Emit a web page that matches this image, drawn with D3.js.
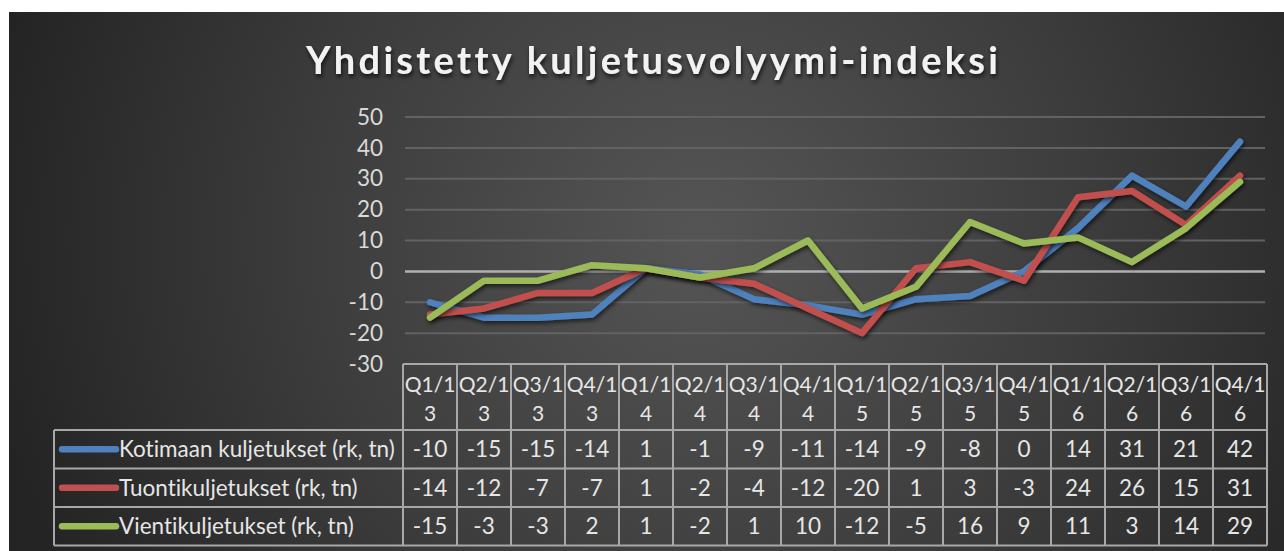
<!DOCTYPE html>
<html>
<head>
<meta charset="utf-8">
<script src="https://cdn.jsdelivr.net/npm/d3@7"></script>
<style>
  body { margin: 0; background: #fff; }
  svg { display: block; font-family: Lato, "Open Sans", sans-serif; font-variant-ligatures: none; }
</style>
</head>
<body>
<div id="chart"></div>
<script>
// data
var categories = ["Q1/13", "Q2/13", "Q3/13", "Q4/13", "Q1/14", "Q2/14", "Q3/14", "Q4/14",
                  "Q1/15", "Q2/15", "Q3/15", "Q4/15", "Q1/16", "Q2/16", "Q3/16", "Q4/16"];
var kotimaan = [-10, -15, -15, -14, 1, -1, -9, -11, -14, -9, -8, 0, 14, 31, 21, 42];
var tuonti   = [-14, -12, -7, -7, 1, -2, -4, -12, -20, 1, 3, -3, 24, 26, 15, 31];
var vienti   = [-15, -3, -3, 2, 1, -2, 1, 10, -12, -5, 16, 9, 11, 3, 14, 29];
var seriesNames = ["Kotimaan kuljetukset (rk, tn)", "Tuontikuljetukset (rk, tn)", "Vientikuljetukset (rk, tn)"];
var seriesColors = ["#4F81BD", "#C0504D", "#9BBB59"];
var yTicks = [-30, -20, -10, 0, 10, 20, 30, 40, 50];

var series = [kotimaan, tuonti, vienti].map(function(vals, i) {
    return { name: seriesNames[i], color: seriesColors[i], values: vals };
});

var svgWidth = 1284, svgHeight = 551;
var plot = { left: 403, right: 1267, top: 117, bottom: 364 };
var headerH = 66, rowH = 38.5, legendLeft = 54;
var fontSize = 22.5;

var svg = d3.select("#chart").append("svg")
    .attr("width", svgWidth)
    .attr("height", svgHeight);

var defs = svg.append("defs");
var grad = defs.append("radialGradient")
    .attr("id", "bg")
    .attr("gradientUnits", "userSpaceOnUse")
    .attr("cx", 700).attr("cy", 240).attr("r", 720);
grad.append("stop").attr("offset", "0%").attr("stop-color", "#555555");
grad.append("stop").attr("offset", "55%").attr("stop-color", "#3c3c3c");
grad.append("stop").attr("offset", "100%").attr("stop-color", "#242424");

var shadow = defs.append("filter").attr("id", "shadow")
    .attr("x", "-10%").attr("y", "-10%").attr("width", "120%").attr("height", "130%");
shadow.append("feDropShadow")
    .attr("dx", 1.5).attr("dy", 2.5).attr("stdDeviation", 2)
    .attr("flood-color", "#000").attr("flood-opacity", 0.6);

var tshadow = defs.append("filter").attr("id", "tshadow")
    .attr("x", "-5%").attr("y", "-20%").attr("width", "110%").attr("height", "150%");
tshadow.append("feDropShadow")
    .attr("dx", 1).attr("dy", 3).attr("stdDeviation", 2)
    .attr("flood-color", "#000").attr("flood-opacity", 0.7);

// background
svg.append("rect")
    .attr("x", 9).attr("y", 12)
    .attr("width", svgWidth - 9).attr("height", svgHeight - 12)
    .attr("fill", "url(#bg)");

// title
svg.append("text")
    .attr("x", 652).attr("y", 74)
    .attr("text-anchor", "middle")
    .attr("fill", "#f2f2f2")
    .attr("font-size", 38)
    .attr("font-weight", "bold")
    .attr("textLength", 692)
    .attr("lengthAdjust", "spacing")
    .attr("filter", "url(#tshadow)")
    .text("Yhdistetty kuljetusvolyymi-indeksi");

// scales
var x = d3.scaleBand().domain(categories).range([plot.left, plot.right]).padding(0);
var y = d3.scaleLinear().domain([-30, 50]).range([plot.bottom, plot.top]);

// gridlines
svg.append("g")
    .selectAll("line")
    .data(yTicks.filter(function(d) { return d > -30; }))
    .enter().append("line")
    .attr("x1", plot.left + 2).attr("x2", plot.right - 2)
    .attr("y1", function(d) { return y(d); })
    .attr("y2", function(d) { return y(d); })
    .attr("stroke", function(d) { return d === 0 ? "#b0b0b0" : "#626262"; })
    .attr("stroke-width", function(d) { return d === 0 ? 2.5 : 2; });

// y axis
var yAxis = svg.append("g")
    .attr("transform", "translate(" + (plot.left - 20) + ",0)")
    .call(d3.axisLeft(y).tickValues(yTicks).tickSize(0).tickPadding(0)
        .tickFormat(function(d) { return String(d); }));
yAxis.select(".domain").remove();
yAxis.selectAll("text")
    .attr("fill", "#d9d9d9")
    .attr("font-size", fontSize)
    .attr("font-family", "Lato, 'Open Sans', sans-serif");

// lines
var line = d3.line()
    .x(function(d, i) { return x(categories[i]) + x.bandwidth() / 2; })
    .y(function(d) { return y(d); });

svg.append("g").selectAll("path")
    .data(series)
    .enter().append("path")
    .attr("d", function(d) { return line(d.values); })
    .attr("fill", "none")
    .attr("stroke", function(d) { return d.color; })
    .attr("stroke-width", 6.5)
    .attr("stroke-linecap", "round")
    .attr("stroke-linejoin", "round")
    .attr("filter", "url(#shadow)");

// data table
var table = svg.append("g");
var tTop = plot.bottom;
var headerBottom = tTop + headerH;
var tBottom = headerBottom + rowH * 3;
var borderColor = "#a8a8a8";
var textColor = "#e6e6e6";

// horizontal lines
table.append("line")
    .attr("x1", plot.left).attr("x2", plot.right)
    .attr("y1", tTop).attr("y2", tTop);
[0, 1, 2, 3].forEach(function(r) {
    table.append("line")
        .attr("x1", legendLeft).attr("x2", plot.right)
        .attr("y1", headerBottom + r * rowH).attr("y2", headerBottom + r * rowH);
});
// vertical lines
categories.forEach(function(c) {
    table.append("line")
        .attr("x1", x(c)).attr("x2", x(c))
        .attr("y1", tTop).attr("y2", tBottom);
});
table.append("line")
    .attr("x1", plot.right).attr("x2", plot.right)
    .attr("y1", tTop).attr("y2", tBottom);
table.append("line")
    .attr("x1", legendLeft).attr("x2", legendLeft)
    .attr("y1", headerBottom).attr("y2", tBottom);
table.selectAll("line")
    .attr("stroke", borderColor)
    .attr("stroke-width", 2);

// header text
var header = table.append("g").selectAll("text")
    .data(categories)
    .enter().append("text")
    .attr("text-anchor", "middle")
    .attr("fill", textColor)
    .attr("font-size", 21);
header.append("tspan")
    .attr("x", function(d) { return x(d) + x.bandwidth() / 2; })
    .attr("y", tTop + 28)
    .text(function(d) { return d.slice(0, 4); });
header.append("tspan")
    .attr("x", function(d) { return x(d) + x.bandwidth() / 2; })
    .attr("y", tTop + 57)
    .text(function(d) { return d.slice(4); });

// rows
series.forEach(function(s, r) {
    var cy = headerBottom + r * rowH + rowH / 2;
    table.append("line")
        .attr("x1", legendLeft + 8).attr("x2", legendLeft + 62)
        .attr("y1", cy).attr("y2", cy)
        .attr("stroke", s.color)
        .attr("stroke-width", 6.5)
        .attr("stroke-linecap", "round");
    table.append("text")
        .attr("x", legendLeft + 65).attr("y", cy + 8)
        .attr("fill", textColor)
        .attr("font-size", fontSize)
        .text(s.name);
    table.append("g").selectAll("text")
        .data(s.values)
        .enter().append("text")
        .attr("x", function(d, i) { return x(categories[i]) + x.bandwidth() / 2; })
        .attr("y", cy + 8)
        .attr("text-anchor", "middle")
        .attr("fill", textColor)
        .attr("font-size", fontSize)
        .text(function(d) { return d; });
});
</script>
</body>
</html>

==============================

Repeat the material above in full and exactly, apart from the pictures.

Emit a web page that matches this image, drawn with D3.js.
<!DOCTYPE html>
<html>
<head>
<meta charset="utf-8">
<script src="https://cdn.jsdelivr.net/npm/d3@7"></script>
<style>
  body { margin: 0; background: #fff; }
  svg { display: block; font-family: Lato, "Open Sans", sans-serif; font-variant-ligatures: none; }
</style>
</head>
<body>
<div id="chart"></div>
<script>
// data
var categories = ["Q1/13", "Q2/13", "Q3/13", "Q4/13", "Q1/14", "Q2/14", "Q3/14", "Q4/14",
                  "Q1/15", "Q2/15", "Q3/15", "Q4/15", "Q1/16", "Q2/16", "Q3/16", "Q4/16"];
var kotimaan = [-10, -15, -15, -14, 1, -1, -9, -11, -14, -9, -8, 0, 14, 31, 21, 42];
var tuonti   = [-14, -12, -7, -7, 1, -2, -4, -12, -20, 1, 3, -3, 24, 26, 15, 31];
var vienti   = [-15, -3, -3, 2, 1, -2, 1, 10, -12, -5, 16, 9, 11, 3, 14, 29];
var seriesNames = ["Kotimaan kuljetukset (rk, tn)", "Tuontikuljetukset (rk, tn)", "Vientikuljetukset (rk, tn)"];
var seriesColors = ["#4F81BD", "#C0504D", "#9BBB59"];
var yTicks = [-30, -20, -10, 0, 10, 20, 30, 40, 50];

var series = [kotimaan, tuonti, vienti].map(function(vals, i) {
    return { name: seriesNames[i], color: seriesColors[i], values: vals };
});

var svgWidth = 1284, svgHeight = 551;
var plot = { left: 403, right: 1267, top: 117, bottom: 364 };
var headerH = 66, rowH = 38.5, legendLeft = 54;
var fontSize = 22.5;

var svg = d3.select("#chart").append("svg")
    .attr("width", svgWidth)
    .attr("height", svgHeight);

var defs = svg.append("defs");
var grad = defs.append("radialGradient")
    .attr("id", "bg")
    .attr("gradientUnits", "userSpaceOnUse")
    .attr("cx", 700).attr("cy", 240).attr("r", 720);
grad.append("stop").attr("offset", "0%").attr("stop-color", "#555555");
grad.append("stop").attr("offset", "55%").attr("stop-color", "#3c3c3c");
grad.append("stop").attr("offset", "100%").attr("stop-color", "#242424");

var shadow = defs.append("filter").attr("id", "shadow")
    .attr("x", "-10%").attr("y", "-10%").attr("width", "120%").attr("height", "130%");
shadow.append("feDropShadow")
    .attr("dx", 1.5).attr("dy", 2.5).attr("stdDeviation", 2)
    .attr("flood-color", "#000").attr("flood-opacity", 0.6);

var tshadow = defs.append("filter").attr("id", "tshadow")
    .attr("x", "-5%").attr("y", "-20%").attr("width", "110%").attr("height", "150%");
tshadow.append("feDropShadow")
    .attr("dx", 1).attr("dy", 3).attr("stdDeviation", 2)
    .attr("flood-color", "#000").attr("flood-opacity", 0.7);

// background
svg.append("rect")
    .attr("x", 9).attr("y", 12)
    .attr("width", svgWidth - 9).attr("height", svgHeight - 12)
    .attr("fill", "url(#bg)");

// title
svg.append("text")
    .attr("x", 652).attr("y", 74)
    .attr("text-anchor", "middle")
    .attr("fill", "#f2f2f2")
    .attr("font-size", 38)
    .attr("font-weight", "bold")
    .attr("textLength", 692)
    .attr("lengthAdjust", "spacing")
    .attr("filter", "url(#tshadow)")
    .text("Yhdistetty kuljetusvolyymi-indeksi");

// scales
var x = d3.scaleBand().domain(categories).range([plot.left, plot.right]).padding(0);
var y = d3.scaleLinear().domain([-30, 50]).range([plot.bottom, plot.top]);

// gridlines
svg.append("g")
    .selectAll("line")
    .data(yTicks.filter(function(d) { return d > -30; }))
    .enter().append("line")
    .attr("x1", plot.left + 2).attr("x2", plot.right - 2)
    .attr("y1", function(d) { return y(d); })
    .attr("y2", function(d) { return y(d); })
    .attr("stroke", function(d) { return d === 0 ? "#b0b0b0" : "#626262"; })
    .attr("stroke-width", function(d) { return d === 0 ? 2.5 : 2; });

// y axis
var yAxis = svg.append("g")
    .attr("transform", "translate(" + (plot.left - 20) + ",0)")
    .call(d3.axisLeft(y).tickValues(yTicks).tickSize(0).tickPadding(0)
        .tickFormat(function(d) { return String(d); }));
yAxis.select(".domain").remove();
yAxis.selectAll("text")
    .attr("fill", "#d9d9d9")
    .attr("font-size", fontSize)
    .attr("font-family", "Lato, 'Open Sans', sans-serif");

// lines
var line = d3.line()
    .x(function(d, i) { return x(categories[i]) + x.bandwidth() / 2; })
    .y(function(d) { return y(d); });

svg.append("g").selectAll("path")
    .data(series)
    .enter().append("path")
    .attr("d", function(d) { return line(d.values); })
    .attr("fill", "none")
    .attr("stroke", function(d) { return d.color; })
    .attr("stroke-width", 6.5)
    .attr("stroke-linecap", "round")
    .attr("stroke-linejoin", "round")
    .attr("filter", "url(#shadow)");

// data table
var table = svg.append("g");
var tTop = plot.bottom;
var headerBottom = tTop + headerH;
var tBottom = headerBottom + rowH * 3;
var borderColor = "#a8a8a8";
var textColor = "#e6e6e6";

// horizontal lines
table.append("line")
    .attr("x1", plot.left).attr("x2", plot.right)
    .attr("y1", tTop).attr("y2", tTop);
[0, 1, 2, 3].forEach(function(r) {
    table.append("line")
        .attr("x1", legendLeft).attr("x2", plot.right)
        .attr("y1", headerBottom + r * rowH).attr("y2", headerBottom + r * rowH);
});
// vertical lines
categories.forEach(function(c) {
    table.append("line")
        .attr("x1", x(c)).attr("x2", x(c))
        .attr("y1", tTop).attr("y2", tBottom);
});
table.append("line")
    .attr("x1", plot.right).attr("x2", plot.right)
    .attr("y1", tTop).attr("y2", tBottom);
table.append("line")
    .attr("x1", legendLeft).attr("x2", legendLeft)
    .attr("y1", headerBottom).attr("y2", tBottom);
table.selectAll("line")
    .attr("stroke", borderColor)
    .attr("stroke-width", 2);

// header text
var header = table.append("g").selectAll("text")
    .data(categories)
    .enter().append("text")
    .attr("text-anchor", "middle")
    .attr("fill", textColor)
    .attr("font-size", 21);
header.append("tspan")
    .attr("x", function(d) { return x(d) + x.bandwidth() / 2; })
    .attr("y", tTop + 28)
    .text(function(d) { return d.slice(0, 4); });
header.append("tspan")
    .attr("x", function(d) { return x(d) + x.bandwidth() / 2; })
    .attr("y", tTop + 57)
    .text(function(d) { return d.slice(4); });

// rows
series.forEach(function(s, r) {
    var cy = headerBottom + r * rowH + rowH / 2;
    table.append("line")
        .attr("x1", legendLeft + 8).attr("x2", legendLeft + 62)
        .attr("y1", cy).attr("y2", cy)
        .attr("stroke", s.color)
        .attr("stroke-width", 6.5)
        .attr("stroke-linecap", "round");
    table.append("text")
        .attr("x", legendLeft + 65).attr("y", cy + 8)
        .attr("fill", textColor)
        .attr("font-size", fontSize)
        .text(s.name);
    table.append("g").selectAll("text")
        .data(s.values)
        .enter().append("text")
        .attr("x", function(d, i) { return x(categories[i]) + x.bandwidth() / 2; })
        .attr("y", cy + 8)
        .attr("text-anchor", "middle")
        .attr("fill", textColor)
        .attr("font-size", fontSize)
        .text(function(d) { return d; });
});
</script>
</body>
</html>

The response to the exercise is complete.